It’s beginning to sound like a broken record -- another developer claiming his transformation of a working ranch into an exclusive second-home enclave for the very rich is a good thing.
Now a developer in Park County is asking the state to sell him two square-mile sections of public land. The acquisition will allow him to finish the “environmentally friendly” subdivision he plans there.
Wade Dokken touts his proposed Ameya Preserve in “the vast wilderness of Montana’s Paradise Valley” as “a bold new vision where nature meets culture.”
State wildlife officials disagree.
Tom Lemke, a biologist with the Department of Fish, Wildlife and Parks wrote that the project “would result in loss of important wildlife habitat, reduced wildlife use of the area, and new and complicated wildlife-human conflicts associated with subdivision.”
Lemke says selling the public land to Dokken will only make the problems worse.
But Dokken, who quit his day job on Wall Street as CEO of American Skandia, is offering $3.8 million for the two state-owned sections.
Guess who’s going to win?

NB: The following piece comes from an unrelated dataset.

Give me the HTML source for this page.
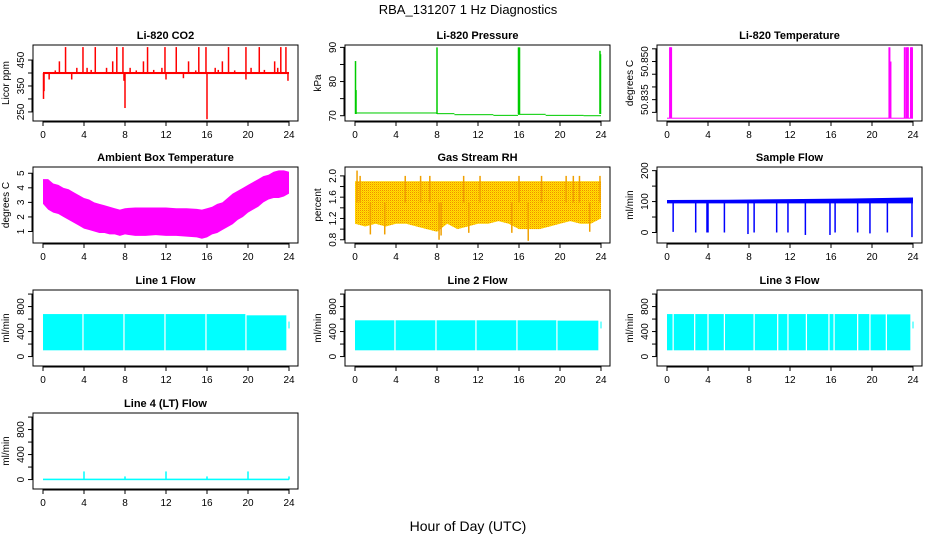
<!DOCTYPE html>
<html><head><meta charset="utf-8"><style>
body{margin:0;background:#fff}
svg{display:block;font-family:"Liberation Sans",Arial,sans-serif}
</style></head><body>
<svg id="c" width="936" height="540" viewBox="0 0 936 540">
<defs>
<pattern id="rhpat" width="2" height="2" patternUnits="userSpaceOnUse">
<rect width="2" height="2" fill="#ffe400"/><rect width="1" height="1" fill="#f28a00"/><rect x="1" y="1" width="1" height="1" fill="#ffc000"/>
</pattern>
</defs>
<text x="468" y="14" text-anchor="middle" font-size="13">RBA_131207  1 Hz Diagnostics</text>
<text x="468" y="531" text-anchor="middle" font-size="14">Hour of Day (UTC)</text>
</svg>
<script>
// ---- data ----
const xTicks=[0,4,8,12,16,20,24];
// CO2
const co2Base=[396,404];
const co2SpikeT=[0.05,0.1,2.2,3.9,5.1,7.2,7.8,10.2,11.9,13.0,15.2,15.9,18.1,19.8,21.1,23.2,23.7,1.6,6.8,9.8,14.2,17.5,22.6,3.3,4.3,6.2,8.5,11.6,16.8,20.3,22.9,0.6,2.8,7.9,8.0,12.0,13.7,16.0,19.8,23.9,1.2,4.7,9.1,10.8,14.9,17.1,18.7,21.6];
const co2SpikeV=[300,330,500,500,500,500,500,500,500,500,500,500,500,500,500,500,500,445,445,445,445,445,445,420,420,420,420,420,420,420,420,375,375,370,265,375,380,222,375,370,410,412,410,412,410,412,410,412];
const co2Ticks=[250,300,350,400,450];const co2Labels=["250","","350","","450"];
// Pressure
const presSegT=[0,8,9.7,13.5,15.9,18.6,22.3,24];
const presSegV=[70.8,70.6,70.3,70.1,70.4,70.1,70.0];
const presSpikeT=[0.05,0.1,8.0,15.95,16.0,16.05,23.9,23.95];
const presSpikeV=[86,77.5,90,90,90,90,89,88];
const presTicks=[70,75,80,85,90];const presLabels=["70","","80","","90"];
// Temperature
const tempBase=50.8277;
const tempSpikeT=[0.3,0.4,21.7,21.8,23.2,23.4,23.5,23.8,23.9];
const tempSpikeV=[50.8556,50.8556,50.8556,50.850,50.8556,50.8556,50.8556,50.8556,50.8556];
const tempTicks=[50.830,50.835,50.840,50.845,50.850,50.855];const tempLabels=["","50.835","","","50.850",""];
// Ambient box temperature (half-hourly envelope)
const ambT=[0,0.5,1,1.5,2,2.5,3,3.5,4,4.5,5,5.5,6,6.5,7,7.5,8,9,10,11,12,13,14,15,15.5,16,16.5,17,17.5,18,18.5,19,19.5,20,20.5,21,21.5,22,22.5,23,23.5,24];
const ambLow=[2.9,2.5,2.3,2.2,2.0,1.8,1.6,1.4,1.2,1.1,1.0,0.9,0.9,0.8,0.8,0.7,0.8,0.7,0.7,0.75,0.7,0.7,0.65,0.6,0.5,0.6,0.8,0.9,1.1,1.3,1.5,1.8,2.0,2.3,2.5,2.7,3.0,3.2,3.3,3.3,3.4,3.6];
const ambHigh=[4.6,4.6,4.3,4.2,4.0,3.9,3.7,3.5,3.3,3.2,3.0,2.9,2.8,2.7,2.6,2.5,2.6,2.65,2.65,2.65,2.65,2.6,2.6,2.55,2.5,2.6,2.7,2.9,3.0,3.3,3.6,3.8,4.0,4.2,4.4,4.6,4.8,4.9,5.1,5.2,5.2,5.1];
const ambTicks=[1,2,3,4,5];const ambLabels=["1","2","3","4","5"];
// RH
const rhT=[0,1,2,3,4,5,6,7,8,9,10,11,12,13,14,15,16,17,18,19,20,21,22,23,24];
const rhLow=[1.1,1.05,1.1,1.05,1.1,1.1,1.05,1.0,0.95,1.1,1.0,1.05,1.1,1.1,1.15,1.1,1.0,1.0,1.0,1.05,1.1,1.15,1.1,1.1,1.2];
const rhHigh=1.9;
const rhSpikeT=[0.2,0.5,1.5,2.9,4.9,6.4,7.3,8.2,8.4,10.6,11.1,12.2,15.3,16.0,16.9,18.2,20.6,21.3,21.9,22.9,23.9];
const rhSpikeV=[2.1,2.0,0.9,0.9,2.0,2.0,2.0,0.8,0.88,2.0,0.93,2.0,0.93,2.0,0.78,2.0,2.0,2.0,2.0,0.95,2.0];
const rhTicks=[0.8,1.0,1.2,1.4,1.6,1.8,2.0];const rhLabels=["0.8","","1.2","","1.6","","2.0"];
// Sample flow
const sfLow=94;const sfHighT=[0,6,12,18,24];const sfHighV=[105,106,108,110,113];
const sfDropT=[0.6,2.8,3.9,4.0,5.6,7.9,8.5,10.7,11.8,13.5,15.9,16.4,18.6,19.8,21.5,23.9];
const sfDropV=[2,0,0,0,0,-5,0,0,0,-8,-8,0,0,-3,0,-15];
const sfTicks=[0,50,100,150,200];const sfLabels=["0","","100","","200"];
// Line flows
const flowTicks=[0,200,400,600,800,1000];const flowLabels=["0","","400","","800",""];
const l1Top=[680,680,680,680,680,660];const l1Gaps=[3.9,7.9,11.9,15.9,19.8];const l1End=23.8;
const l2Top=[580,580,580,580,580,575];const l2Gaps=[3.9,7.9,11.8,15.8,19.7];const l2End=23.8;
const l3Top=[680,680,680,680,680,675];const l3Gaps=[0.6,2.7,4.0,5.6,8.5,10.8,11.8,13.6,15.8,16.3,18.6,19.8,21.4];const l3End=23.8;
const flowLow=100;
const l4SpikeT=[4,8,12,16,20,24];const l4SpikeV=[130,50,130,50,130,50];

// ---- layout ----
const NS="http://www.w3.org/2000/svg";
const svg=document.getElementById('c');
const colL=[33,345,657],rowT=[45,167,290,413],W=265,H=76;
function el(tag,attrs,parent){const e=document.createElementNS(NS,tag);for(const k in attrs)e.setAttribute(k,attrs[k]);(parent||svg).appendChild(e);return e;}
function panel(ci,ri,title,ylab,dom,ticks,labels,name){
  const L=colL[ci],T=rowT[ri];
  const g=el('g',{});
  
  
  const xs=t=>L+10+t*246/24;
  const ys=v=>T+H-(v-dom[0])/(dom[1]-dom[0])*H;
  const t=el('text',{x:L+W/2,y:T-6,'text-anchor':'middle','font-size':11,'font-weight':'bold'},g);t.textContent=title;
  
  
  const yl=el('text',{transform:`translate(${L-24},${T+H/2}) rotate(-90)`,'text-anchor':'middle','font-size':10},g);yl.textContent=ylab;
  
  
  const data=el('g',{},g);
  
  
  const b=el('rect',{x:L,y:T,width:W,height:H,fill:'none',stroke:'#000','stroke-width':1},g);
  
  
  const xa=el('g',{},g);
  
  
  el('line',{x1:xs(0),x2:xs(24),y1:T+H+1,y2:T+H+1,stroke:'#000'},xa);
  xTicks.forEach(v=>{el('line',{x1:xs(v),x2:xs(v),y1:T+H,y2:T+H+5,stroke:'#000'},xa);
    const tx=el('text',{x:xs(v),y:T+H+17,'text-anchor':'middle','font-size':10},xa);tx.textContent=v;});
  const ya=el('g',{},g);
  
  
  el('line',{x1:L-1,x2:L-1,y1:ys(ticks[0]),y2:ys(ticks[ticks.length-1]),stroke:'#000'},ya);
  ticks.forEach((v,i)=>{el('line',{x1:L-5,x2:L,y1:ys(v),y2:ys(v),stroke:'#000'},ya);
    if(labels[i]){const tx=el('text',{transform:`translate(${L-9},${ys(v)}) rotate(-90)`,'text-anchor':'middle','font-size':10},ya);tx.textContent=labels[i];}});
  return {xs,ys,g:data};
}
function vline(p,t,a,b,c,w){el('line',{x1:p.xs(t),x2:p.xs(t),y1:p.ys(a),y2:p.ys(b),stroke:c,'stroke-width':w||1.5},p.g);}
function band(p,t0,t1,lo,hi,c){el('rect',{x:p.xs(t0),y:p.ys(hi),width:p.xs(t1)-p.xs(t0),height:p.ys(lo)-p.ys(hi),fill:c},p.g);}

// CO2
let p=panel(0,0,'Li-820 CO2','Licor ppm',[215,508],co2Ticks,co2Labels,'co2');
band(p,0,24,co2Base[0],co2Base[1],'#f00');
co2SpikeT.forEach((t,i)=>vline(p,t,400,co2SpikeV[i],'#f00',1.5));
// Pressure
p=panel(1,0,'Li-820 Pressure','kPa',[68.45,90.7],presTicks,presLabels,'pressure');
presSegV.forEach((v,i)=>band(p,presSegT[i],presSegT[i+1],v-0.15,v+0.15,'#0c0'));
presSpikeT.forEach((t,i)=>vline(p,t,70.5,presSpikeV[i],'#0c0',1.5));
// Temperature
p=panel(2,0,'Li-820 Temperature','degrees C',[50.8266,50.8565],tempTicks,tempLabels,'temperature');
band(p,0,24,tempBase-0.0002,tempBase+0.0002,'#f0f');
tempSpikeT.forEach((t,i)=>vline(p,t,tempBase,tempSpikeV[i],'#f0f',2));
// Ambient
p=panel(0,1,'Ambient Box Temperature','degrees C',[0.21,5.43],ambTicks,ambLabels,'ambient-temp');
{let pts=ambT.map((t,i)=>p.xs(t)+','+p.ys(ambHigh[i])).concat(ambT.slice().reverse().map((t,j)=>p.xs(t)+','+p.ys(ambLow[ambT.length-1-j])));
el('polygon',{points:pts.join(' '),fill:'#f0f'},p.g);}
// RH
p=panel(1,1,'Gas Stream RH','percent',[0.739,2.167],rhTicks,rhLabels,'gas-rh');
{let pts=rhT.map(t=>p.xs(t)+','+p.ys(rhHigh)).concat(rhT.slice().reverse().map((t,j)=>p.xs(t)+','+p.ys(rhLow[rhT.length-1-j])));
el('polygon',{points:pts.join(' '),fill:'url(#rhpat)'},p.g);}
rhSpikeT.forEach((t,i)=>vline(p,t,1.5,rhSpikeV[i],'#f0a000',1.5));
// Sample flow
p=panel(2,1,'Sample Flow','ml/min',[-34,211.8],sfTicks,sfLabels,'sample-flow');
{let pts=sfHighT.map((t,i)=>p.xs(t)+','+p.ys(sfHighV[i])).concat([p.xs(24)+','+p.ys(sfLow),p.xs(0)+','+p.ys(sfLow)]);
el('polygon',{points:pts.join(' '),fill:'#00f'},p.g);}
sfDropT.forEach((t,i)=>vline(p,t,100,sfDropV[i],'#00f',1.5));
// Line flows
function flowPanel(ci,ri,title,top,gaps,end,name){
  const q=panel(ci,ri,title,'ml/min',[-151,1065],flowTicks,flowLabels,name);
  const edges=[0].concat(gaps).concat([end]);
  for(let i=0;i<edges.length-1;i++){const a=edges[i]+(i?0.06:0),b=edges[i+1]-0.06;
    const tp=top[Math.min(5,Math.floor((a+b)/2/4))];band(q,a,b,flowLow,tp,'#0ff');}
  band(q,23.95,24.05,450,560,'#0ff');
  return q;
}
flowPanel(0,2,'Line 1 Flow',l1Top,l1Gaps,l1End,'line1-flow');
flowPanel(1,2,'Line 2 Flow',l2Top,l2Gaps,l2End,'line2-flow');
flowPanel(2,2,'Line 3 Flow',l3Top,l3Gaps,l3End,'line3-flow');
p=panel(0,3,'Line 4 (LT) Flow','ml/min',[-151,1065],flowTicks,flowLabels,'line4-flow');
band(p,0,24,-10,15,'#0ff');
l4SpikeT.forEach((t,i)=>vline(p,t,0,l4SpikeV[i],'#0ff',1.5));
</script>
</body></html>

The wildlife biologist whose priority is the land and the animals or the developer who hopes to sell home sites there for up to $1.7 million.
I’ll put my money on Dokken.
If you believe everything on his Web page, Dokken is simply doing this for the good of us all.
Like an executive for the logging industry, he writes: “Our human presence can measurably add to the health of the wilderness and the majestic fauna that depend on the land.”
Make that “wealthy human presence.”
This will be another gated community.
Kind of like it used to be.
But the gate was always open when the place was the Bullis Creek Ranch. The three generations of ranchers who lived there gave anyone permission to hunt the place as long as they walked or rode horseback.
Then the land became more valuable than the cows and the ranch sold.
First to a wealthy Texan who built a mansion high on a windswept ridge where everyone could see it and then to Dokken.
His plans include a general store, spa, art center, 39 custom-designed homes along with their accompanying roads, driveways and parking lots. All for the good of the environment, of course.
And it will be built entirely up the remote drainage instead of on the valley floor on the already-established county road where the ranch families lived.
There’s certainly no better way to preserve the land than to build smack-dab in the middle of it.
Just ask Dokken.
After all, his is a bold, new vision.
Even if it does sound like we’ve heard it before.